+++ Supplied data +++

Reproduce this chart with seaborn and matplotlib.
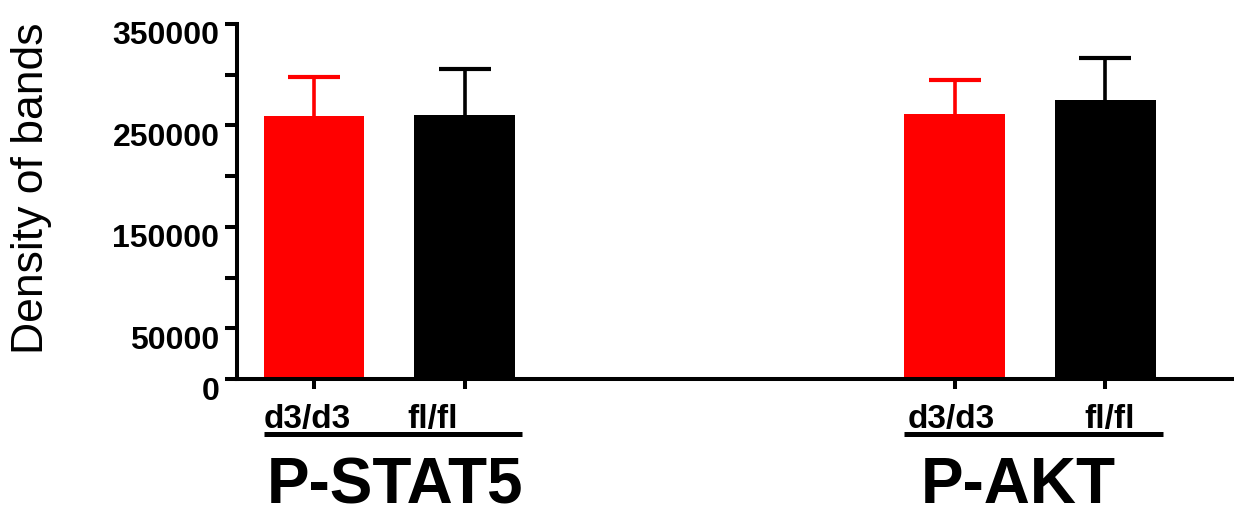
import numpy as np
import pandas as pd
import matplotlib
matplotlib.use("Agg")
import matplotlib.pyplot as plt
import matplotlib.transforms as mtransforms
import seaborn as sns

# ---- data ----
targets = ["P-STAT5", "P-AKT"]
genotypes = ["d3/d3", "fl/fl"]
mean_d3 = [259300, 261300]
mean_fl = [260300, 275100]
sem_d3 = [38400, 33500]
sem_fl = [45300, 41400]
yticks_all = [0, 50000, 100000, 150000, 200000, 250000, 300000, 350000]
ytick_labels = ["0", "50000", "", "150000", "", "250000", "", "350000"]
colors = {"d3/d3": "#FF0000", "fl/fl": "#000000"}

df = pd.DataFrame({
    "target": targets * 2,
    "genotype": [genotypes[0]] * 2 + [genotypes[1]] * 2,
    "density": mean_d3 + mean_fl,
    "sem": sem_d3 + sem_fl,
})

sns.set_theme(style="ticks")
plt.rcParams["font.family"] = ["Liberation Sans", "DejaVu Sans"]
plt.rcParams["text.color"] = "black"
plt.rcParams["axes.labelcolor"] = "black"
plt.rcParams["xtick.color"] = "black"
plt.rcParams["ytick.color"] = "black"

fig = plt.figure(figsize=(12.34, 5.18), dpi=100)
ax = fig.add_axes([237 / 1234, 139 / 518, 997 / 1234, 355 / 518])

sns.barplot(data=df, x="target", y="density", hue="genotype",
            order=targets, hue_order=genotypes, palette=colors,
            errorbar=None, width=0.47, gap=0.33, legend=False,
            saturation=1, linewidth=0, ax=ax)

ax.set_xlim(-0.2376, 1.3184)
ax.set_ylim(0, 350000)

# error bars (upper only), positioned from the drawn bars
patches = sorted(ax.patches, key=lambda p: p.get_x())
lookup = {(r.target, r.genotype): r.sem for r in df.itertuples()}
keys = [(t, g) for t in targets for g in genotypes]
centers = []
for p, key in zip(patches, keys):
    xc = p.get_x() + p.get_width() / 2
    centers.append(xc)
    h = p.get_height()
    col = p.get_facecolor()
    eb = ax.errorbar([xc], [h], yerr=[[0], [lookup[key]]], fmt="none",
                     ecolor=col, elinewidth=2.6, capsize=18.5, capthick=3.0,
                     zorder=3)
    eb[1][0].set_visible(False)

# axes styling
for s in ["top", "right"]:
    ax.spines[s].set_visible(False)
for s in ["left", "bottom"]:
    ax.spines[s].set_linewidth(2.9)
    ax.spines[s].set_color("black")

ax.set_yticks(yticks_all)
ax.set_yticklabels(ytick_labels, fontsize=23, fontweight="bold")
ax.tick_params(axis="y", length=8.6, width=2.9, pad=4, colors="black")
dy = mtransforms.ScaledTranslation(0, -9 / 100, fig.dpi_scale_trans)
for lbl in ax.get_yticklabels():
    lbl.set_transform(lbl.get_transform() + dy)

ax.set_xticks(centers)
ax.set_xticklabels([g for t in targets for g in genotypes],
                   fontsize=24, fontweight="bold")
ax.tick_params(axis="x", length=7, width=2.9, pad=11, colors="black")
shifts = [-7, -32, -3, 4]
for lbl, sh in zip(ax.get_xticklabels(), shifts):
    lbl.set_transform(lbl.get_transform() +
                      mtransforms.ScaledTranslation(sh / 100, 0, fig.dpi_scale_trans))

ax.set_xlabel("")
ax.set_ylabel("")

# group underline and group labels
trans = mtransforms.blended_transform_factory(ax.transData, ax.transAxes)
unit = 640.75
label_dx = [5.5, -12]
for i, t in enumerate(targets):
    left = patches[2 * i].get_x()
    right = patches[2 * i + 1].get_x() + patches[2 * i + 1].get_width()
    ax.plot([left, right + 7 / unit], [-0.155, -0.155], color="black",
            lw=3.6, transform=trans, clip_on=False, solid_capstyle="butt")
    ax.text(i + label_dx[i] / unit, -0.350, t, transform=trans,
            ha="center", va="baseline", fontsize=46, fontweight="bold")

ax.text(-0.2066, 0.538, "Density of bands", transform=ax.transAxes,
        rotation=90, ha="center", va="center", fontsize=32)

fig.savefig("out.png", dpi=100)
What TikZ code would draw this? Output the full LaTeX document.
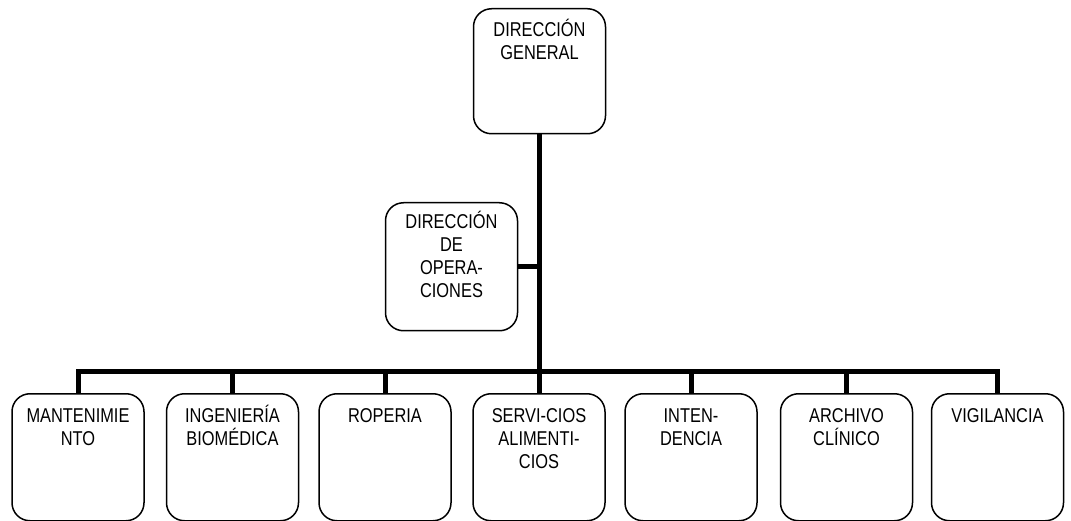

+++

**Required work**
From start to finish, output the listing exactly, but omit its pictures.

**Task answer**
Reproduce this chart with seaborn and matplotlib.
import numpy as np
import pandas as pd
import matplotlib
matplotlib.use("Agg")
import matplotlib.pyplot as plt
import matplotlib.transforms as mtransforms
import seaborn as sns

# ---- data ----
targets = ["P-STAT5", "P-AKT"]
genotypes = ["d3/d3", "fl/fl"]
mean_d3 = [259300, 261300]
mean_fl = [260300, 275100]
sem_d3 = [38400, 33500]
sem_fl = [45300, 41400]
yticks_all = [0, 50000, 100000, 150000, 200000, 250000, 300000, 350000]
ytick_labels = ["0", "50000", "", "150000", "", "250000", "", "350000"]
colors = {"d3/d3": "#FF0000", "fl/fl": "#000000"}

df = pd.DataFrame({
    "target": targets * 2,
    "genotype": [genotypes[0]] * 2 + [genotypes[1]] * 2,
    "density": mean_d3 + mean_fl,
    "sem": sem_d3 + sem_fl,
})

sns.set_theme(style="ticks")
plt.rcParams["font.family"] = ["Liberation Sans", "DejaVu Sans"]
plt.rcParams["text.color"] = "black"
plt.rcParams["axes.labelcolor"] = "black"
plt.rcParams["xtick.color"] = "black"
plt.rcParams["ytick.color"] = "black"

fig = plt.figure(figsize=(12.34, 5.18), dpi=100)
ax = fig.add_axes([237 / 1234, 139 / 518, 997 / 1234, 355 / 518])

sns.barplot(data=df, x="target", y="density", hue="genotype",
            order=targets, hue_order=genotypes, palette=colors,
            errorbar=None, width=0.47, gap=0.33, legend=False,
            saturation=1, linewidth=0, ax=ax)

ax.set_xlim(-0.2376, 1.3184)
ax.set_ylim(0, 350000)

# error bars (upper only), positioned from the drawn bars
patches = sorted(ax.patches, key=lambda p: p.get_x())
lookup = {(r.target, r.genotype): r.sem for r in df.itertuples()}
keys = [(t, g) for t in targets for g in genotypes]
centers = []
for p, key in zip(patches, keys):
    xc = p.get_x() + p.get_width() / 2
    centers.append(xc)
    h = p.get_height()
    col = p.get_facecolor()
    eb = ax.errorbar([xc], [h], yerr=[[0], [lookup[key]]], fmt="none",
                     ecolor=col, elinewidth=2.6, capsize=18.5, capthick=3.0,
                     zorder=3)
    eb[1][0].set_visible(False)

# axes styling
for s in ["top", "right"]:
    ax.spines[s].set_visible(False)
for s in ["left", "bottom"]:
    ax.spines[s].set_linewidth(2.9)
    ax.spines[s].set_color("black")

ax.set_yticks(yticks_all)
ax.set_yticklabels(ytick_labels, fontsize=23, fontweight="bold")
ax.tick_params(axis="y", length=8.6, width=2.9, pad=4, colors="black")
dy = mtransforms.ScaledTranslation(0, -9 / 100, fig.dpi_scale_trans)
for lbl in ax.get_yticklabels():
    lbl.set_transform(lbl.get_transform() + dy)

ax.set_xticks(centers)
ax.set_xticklabels([g for t in targets for g in genotypes],
                   fontsize=24, fontweight="bold")
ax.tick_params(axis="x", length=7, width=2.9, pad=11, colors="black")
shifts = [-7, -32, -3, 4]
for lbl, sh in zip(ax.get_xticklabels(), shifts):
    lbl.set_transform(lbl.get_transform() +
                      mtransforms.ScaledTranslation(sh / 100, 0, fig.dpi_scale_trans))

ax.set_xlabel("")
ax.set_ylabel("")

# group underline and group labels
trans = mtransforms.blended_transform_factory(ax.transData, ax.transAxes)
unit = 640.75
label_dx = [5.5, -12]
for i, t in enumerate(targets):
    left = patches[2 * i].get_x()
    right = patches[2 * i + 1].get_x() + patches[2 * i + 1].get_width()
    ax.plot([left, right + 7 / unit], [-0.155, -0.155], color="black",
            lw=3.6, transform=trans, clip_on=False, solid_capstyle="butt")
    ax.text(i + label_dx[i] / unit, -0.350, t, transform=trans,
            ha="center", va="baseline", fontsize=46, fontweight="bold")

ax.text(-0.2066, 0.538, "Density of bands", transform=ax.transAxes,
        rotation=90, ha="center", va="center", fontsize=32)

fig.savefig("out.png", dpi=100)
What TikZ code would draw this? Output the full LaTeX document.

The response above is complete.